Con la intención, seguramente sana e inocente (¿o no?), de evitar algunos casos de corrupción, se aprobó hace algún tiempo la nueva Ley de Contratos del Estado, que rige en las Administraciones públicas y que ha resultado un verdadero desastre. Esa ley ha provocado fiascos considerables, como el sucedido el pasado domingo por la noche con el recuento de los sufragios de las elecciones. Hasta estos comicios, el recuento lo realizaba una empresa que había resultado solvente, eficaz y de notable profesionalidad, pero el conteo de las del pasado domingo 26 de mayo se encargó a una empresa nueva que ofertó un precio a la baja, con un nuevo modelo de contabilidad de votos y una nula experiencia en este asunto tan delicado.

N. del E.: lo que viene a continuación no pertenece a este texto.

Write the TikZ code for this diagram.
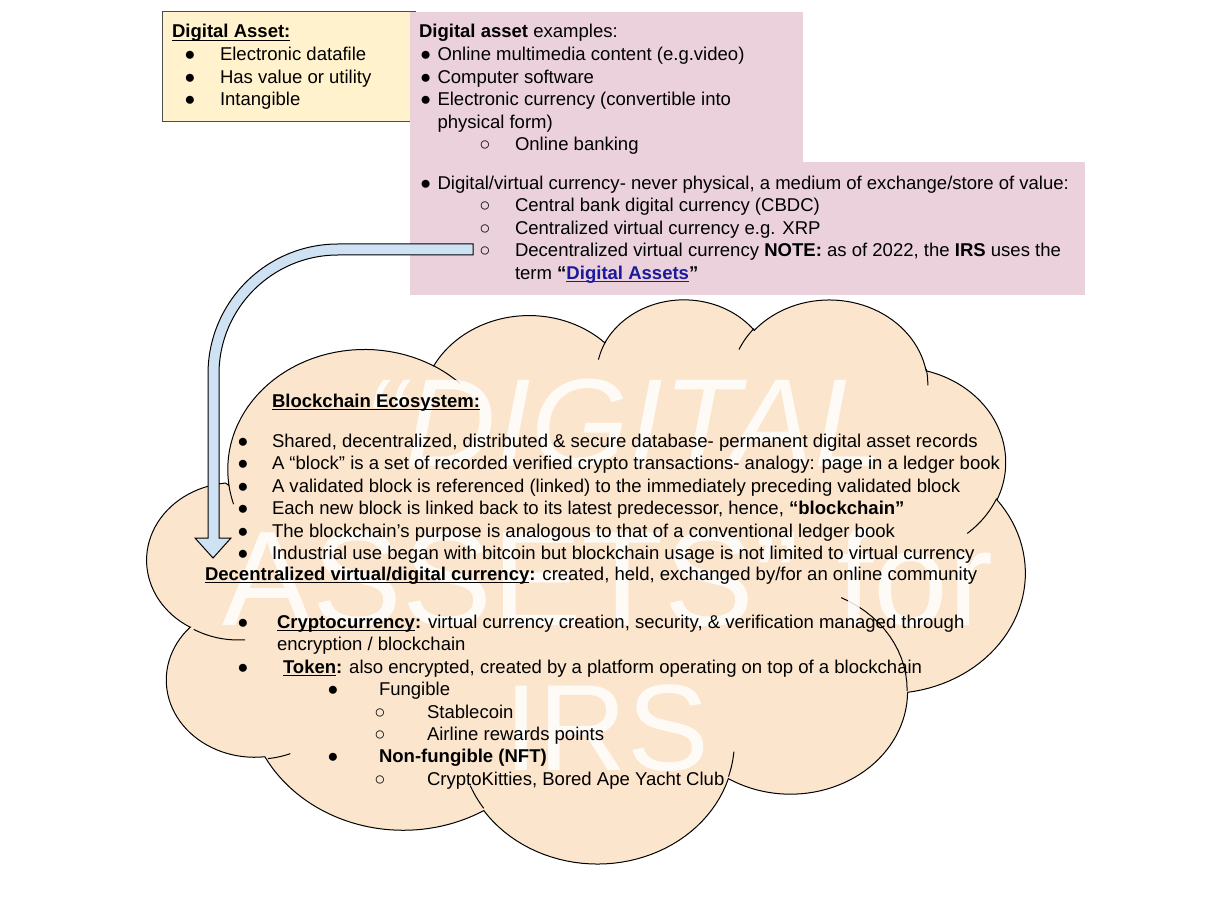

El resultado ha sido un fiasco notable, pese a que las pruebas realizadas ya apuntaban en esa dirección. Tan es así que casi una semana después de esos comicios todavía andan bailando concejalías, diputados y asignación de votos a diversas candidaturas. El desastre es notable, pues hay dudas más que razonables sobre el modo de contar los votos y la transmisión de resultados a las juntas electorales. Seis días después de semejante chapuza, el máximo responsable de esta vergüenza, el ministro en funciones del Interior, Grande Marlaska, sigue sin dimitir, sentado cómodamente en su sillón, como si la cosa no fuera con él.

En una democracia consolidada como debería ser España, las formas son importantísimas, y la imagen de seriedad, eficacia y rigor a la hora de contar los votos emitidos por los ciudadanos debería ser mucho más cuidada.

Al probo legislador se le supone que actúa con la benéfica intención de lograr el mayor beneficio para el pueblo y sobre todo que las leyes que aprueba sean justas y eficaces. Pues bien, parece evidente que la Ley de Contratos del Estado no lo es, y lo que ha ocurrido en este lamentable y grave caso es paradigmático.

Además, esa ley es una verdadera trampa y una invitación al fraude, pues hay empresas que se las saben todas (pregúnteles a ciertas constructoras) y licitan un presupuesto a la baja con la intención de ganar la adjudicación pública de un contrato porque saben que luego el político inútil, o corrupto en algunos casos como ha sentenciado la Justicia, ya se encargará de aumentar el coste de la obra mediante un expediente de ampliación de gasto con las correspondientes justificaciones.

Pero claro, en este caso concreto no ha existido esa posibilidad, porque no hay ningún espacio ni tiempo para ello. ¿Lo entienden?.